Figure 7. Parylene microfabrication method for the integration of microchannels and electrodes.

Parylene can also be used as a mechanical material to fabricate surface micromachined beams, diaphragms and cantilevers for applications that require low Young’s modulus. Therefore, parylene technology can be used as a platform to integrate CMOS and electrodes, heaters, microchannels, cantilevers, beams and diaphragms. Parylene microfabrication method to integrate microchannels with electrodes is shown in Figure 7.

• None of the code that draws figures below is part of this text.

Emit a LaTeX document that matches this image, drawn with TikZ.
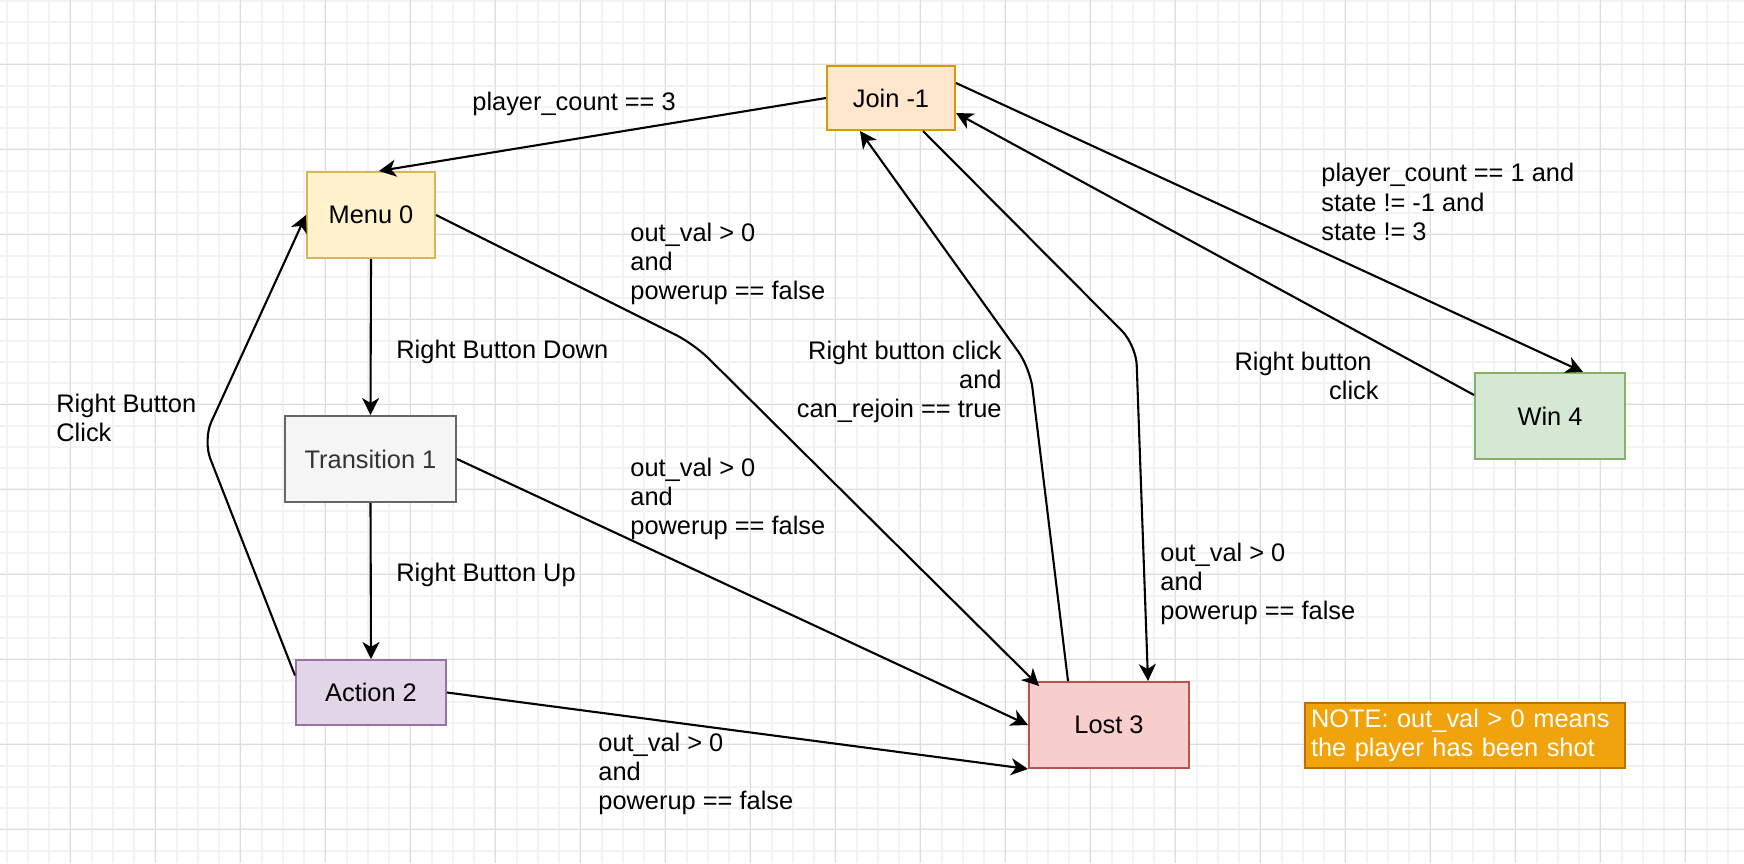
\documentclass[tikz,border=0pt]{standalone}
\usepackage{fontspec}
\setmainfont{Liberation Sans}
\usetikzlibrary{arrows.meta}
\definecolor{gridminor}{HTML}{F3F3F3}
\definecolor{gridmajor}{HTML}{DDDDDD}
\definecolor{joinfill}{HTML}{FFE6CC}\definecolor{joindraw}{HTML}{D79B00}
\definecolor{menufill}{HTML}{FFF2CC}\definecolor{menudraw}{HTML}{D6B656}
\definecolor{transfill}{HTML}{F5F5F5}\definecolor{transdraw}{HTML}{666666}\definecolor{transtext}{HTML}{333333}
\definecolor{actfill}{HTML}{E1D5E7}\definecolor{actdraw}{HTML}{9673A6}
\definecolor{lostfill}{HTML}{F8CECC}\definecolor{lostdraw}{HTML}{B85450}
\definecolor{winfill}{HTML}{D5E8D4}\definecolor{windraw}{HTML}{82B366}
\definecolor{notefill}{HTML}{F0A30A}\definecolor{notedraw}{HTML}{BD7000}
\begin{document}
\begin{tikzpicture}[x=0.5pt,y=-0.5pt,
  every node/.style={font=\fontsize{12.7pt}{14.6pt}\selectfont},
  statebox/.style={draw, line width=1pt, inner sep=0pt},
  lbl/.style={inner sep=0pt, align=left, anchor=west},
  rlbl/.style={inner sep=0pt, align=right, anchor=east},
  edge/.style={draw, line width=1.05pt, -{Stealth[length=8.5pt,width=8.5pt,inset=2.5pt]}},
  bent/.style={edge, rounded corners=10pt}]
\useasboundingbox (0,0) rectangle (1744,863);
\fill[white] (0,0) rectangle (1744,863);
% grid
\foreach \i in {0,...,82}{
  \pgfmathsetmacro\xx{6.55+21.25*\i}
  \draw[gridminor, line width=1pt] (\xx,0) -- (\xx,863);
}
\foreach \j in {0,...,40}{
  \pgfmathsetmacro\yy{0.55+21.25*\j}
  \draw[gridminor, line width=1pt] (0,\yy) -- (1744,\yy);
}
\foreach \i in {0,...,20}{
  \pgfmathsetmacro\xx{70.3+85*\i}
  \draw[gridmajor, line width=0.55pt] (\xx,0) -- (\xx,863);
}
\foreach \j in {0,...,9}{
  \pgfmathsetmacro\yy{64.3+85*\j}
  \draw[gridmajor, line width=0.55pt] (0,\yy) -- (1744,\yy);
}
% states
\node[statebox, fill=joinfill, draw=joindraw, minimum width=64pt, minimum height=32pt] (join) at (891,98) {Join -1};
\node[statebox, fill=menufill, draw=menudraw, minimum width=64pt, minimum height=43pt] (menu) at (371,215) {Menu 0};
\node[statebox, fill=transfill, draw=transdraw, text=transtext, minimum width=85.5pt, minimum height=43pt] (trans) at (370.5,459) {Transition 1};
\node[statebox, fill=actfill, draw=actdraw, minimum width=75pt, minimum height=32.5pt] (action) at (371,692.5) {Action 2};
\node[statebox, fill=lostfill, draw=lostdraw, minimum width=80pt, minimum height=43pt] (lost) at (1109,725) {Lost 3};
\node[statebox, fill=winfill, draw=windraw, minimum width=75pt, minimum height=43pt] (win) at (1550,416) {Win 4};
\node[statebox, fill=notefill, draw=notedraw, text=white, minimum width=160pt, minimum height=32.5pt,
      text width=154pt, inner xsep=3pt, align=left] (note) at (1465,735.5) {NOTE: out\_val > 0 means\\the player has been shot};
% waypoints
\coordinate (wml) at (694,344);
\coordinate (wjl) at (1136,345);
\coordinate (wlj) at (1030,368);
\coordinate (wam) at (203,440);
% edges
\draw[edge] (join.west) -- ([xshift=4pt]menu.north);
\draw[edge] (menu.south) -- (trans.north);
\draw[edge] (trans.south) -- (action.north);
\draw[bent] ([yshift=8.5pt]action.west) -- (wam) -- (menu.west);
\draw[bent] (menu.east) -- (wml) -- ([xshift=5.5pt,yshift=-2.5pt]lost.north west);
\draw[edge] (trans.east) -- (lost.west);
\draw[edge] (action.east) -- (lost.south west);
\draw[bent] ([xshift=16pt]join.south) -- (wjl) -- ([xshift=19.5pt]lost.north);
\draw[bent] ([xshift=-20.5pt]lost.north) -- (wlj) -- ([xshift=-15.5pt]join.south);
\draw[edge] ([yshift=7.5pt]join.east) -- ([xshift=16.5pt]win.north);
\draw[edge] ([yshift=10.5pt]win.west) -- ([yshift=-7.5pt]join.east);
% labels
\node[lbl] (l1) at (472,104) {player\_count == 3};
\node[lbl] (l2) at (396,352) {Right Button Down};
\node[lbl] (l3) at (396,575) {Right Button Up};
\node[lbl] (l4) at (56,418) {Right Button\\Click};
\node[lbl] (l5) at (630,264) {out\_val > 0\\and\\powerup == false};
\node[lbl] (l6) at (630,499) {out\_val > 0\\and\\powerup == false};
\node[lbl] (l7) at (598,774) {out\_val > 0\\and\\powerup == false};
\node[lbl] (l8) at (1160,584) {out\_val > 0\\and\\powerup == false};
\node[rlbl] (l9) at (1002,382) {Right button click\\and\\can\_rejoin == true};
\node[lbl] (l10) at (1321,202) {player\_count == 1 and\\state != -1 and\\state != 3};
\node[rlbl] (l11) at (1379,376) {Right button\hspace*{3.5pt}\\click};
\end{tikzpicture}
\end{document}
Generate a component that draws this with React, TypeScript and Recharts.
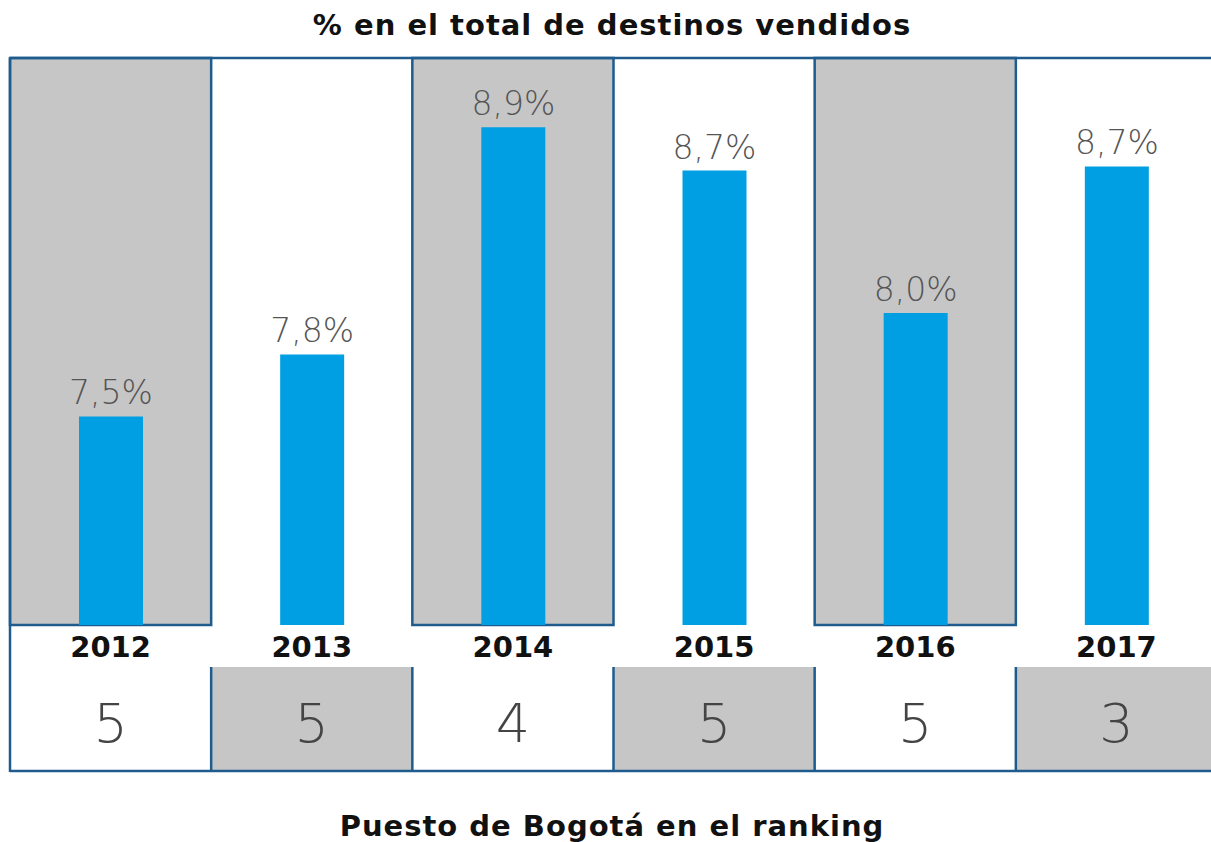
import React from 'react';
import { BarChart, Bar, XAxis, YAxis, ReferenceArea, ReferenceLine, LabelList } from 'recharts';

const years = ['2012', '2013', '2014', '2015', '2016', '2017'];
const shares = [7.5, 7.8, 8.9, 8.69, 8.0, 8.71];
const ranks = [5, 5, 4, 5, 5, 3];
const shadedYears = ['2012', '2014', '2016'];
const shadedRankYears = ['2013', '2015', '2017'];

const chartData = years.map((year, i) => ({ year, share: shares[i], rank: ranks[i] }));

const BLUE = '#009fe3';
const GRAY = '#c6c6c6';
const BORDER = '#1f5b8c';
const FONT = '"DejaVu Sans", sans-serif';

const CHART_W = 1220;
const CHART_H = 842;
const LEFT = 10;
const RIGHT = 3;
const TOP = 58;
const BAND = (CHART_W - LEFT - RIGHT) / years.length;
const RANK_TOP = 667;
const RANK_BOTTOM = 771;

const fmt = (v: number) => v.toFixed(1).replace('.', ',') + '%';

// year label + ranking cell below each column
const YearTick = (props: any) => {
  const { x, payload, index } = props;
  const year = payload.value;
  const left = x - BAND / 2;
  const shaded = shadedRankYears.includes(year);
  return (
    <g>
      <rect x={left} y={RANK_TOP} width={BAND} height={RANK_BOTTOM - RANK_TOP} fill={shaded ? GRAY : '#fff'} />
      <line x1={left} x2={left} y1={index === 0 ? TOP : RANK_TOP} y2={RANK_BOTTOM + 1} stroke={BORDER} strokeWidth={2.5} />
      <line x1={left} x2={left + BAND} y1={RANK_BOTTOM} y2={RANK_BOTTOM} stroke={BORDER} strokeWidth={2.5} />
      <text x={x} y={657} textAnchor="middle" fontFamily={FONT} fontWeight={700} fontSize={29} fill="#111">
        {year}
      </text>
      <text x={x} y={742} textAnchor="middle" fontFamily={FONT} fontWeight={200} fontSize={54} fill="#444">
        {ranks[index]}
      </text>
    </g>
  );
};

const titleStyle: React.CSSProperties = {
  position: 'absolute',
  left: 0,
  width: 1224,
  textAlign: 'center',
  fontFamily: FONT,
  fontWeight: 700,
  fontSize: 29,
  color: '#111',
  letterSpacing: 1,
};

export default function App() {
  return (
    <div style={{ position: 'absolute', left: 0, top: 0, width: 1211, height: 842, overflow: 'hidden', background: '#fff' }}>
      <div style={{ ...titleStyle, top: 8 }}>% en el total de destinos vendidos</div>
      <BarChart
        width={CHART_W}
        height={CHART_H}
        data={chartData}
        margin={{ top: TOP, right: RIGHT, left: LEFT, bottom: 67 }}
        barSize={64}
      >
        {shadedYears.map((y) => (
          <ReferenceArea key={y} x1={y} x2={y} fill={GRAY} fillOpacity={1} stroke={BORDER} strokeWidth={2.5} ifOverflow="visible" />
        ))}
        <XAxis dataKey="year" axisLine={false} tickLine={false} height={150} tick={<YearTick />} interval={0} />
        <YAxis hide domain={[6.49, 9.235]} />
        <ReferenceLine y={9.235} stroke={BORDER} strokeWidth={2.5} ifOverflow="visible" />
        <Bar dataKey="share" fill={BLUE} isAnimationActive={false}>
          <LabelList
            dataKey="share"
            position="top"
            offset={12}
            formatter={(v: any) => fmt(Number(v))}
            fill="#555"
            fontFamily={FONT}
            fontWeight={200}
            fontSize={33}
          />
        </Bar>
      </BarChart>
      <div style={{ ...titleStyle, top: 809 }}>Puesto de Bogotá en el ranking</div>
    </div>
  );
}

Protein and Cell Patterning

Using soft lithography or gold-alkanethiol interaction, proteins can be patterned on glass or silicon surfaces. If motor proteins like kinesin is patterned on the surface, their interaction with microtubules can be used to transport molecules from one part of the chip to the other part. If the patterned proteins are extra cellular matrix protein like fibronectin, vitronectin and laminin, then cells can attach themselves to these proteins. Therefore, by patterning proteins on the surface and then culturing cells on it, cells will attach themselves to only protein patterns and therefore, they will be patterned on the surface as shown in Figure 8. This way, muscle and nerve cells can be patterned on a surface and their interaction can be analyzed electrochemically using micromachined electrodes or using other methods.

Figure 8. Cells attached on patterned proteins on a surface of a substrate with patterned measurement electrodes.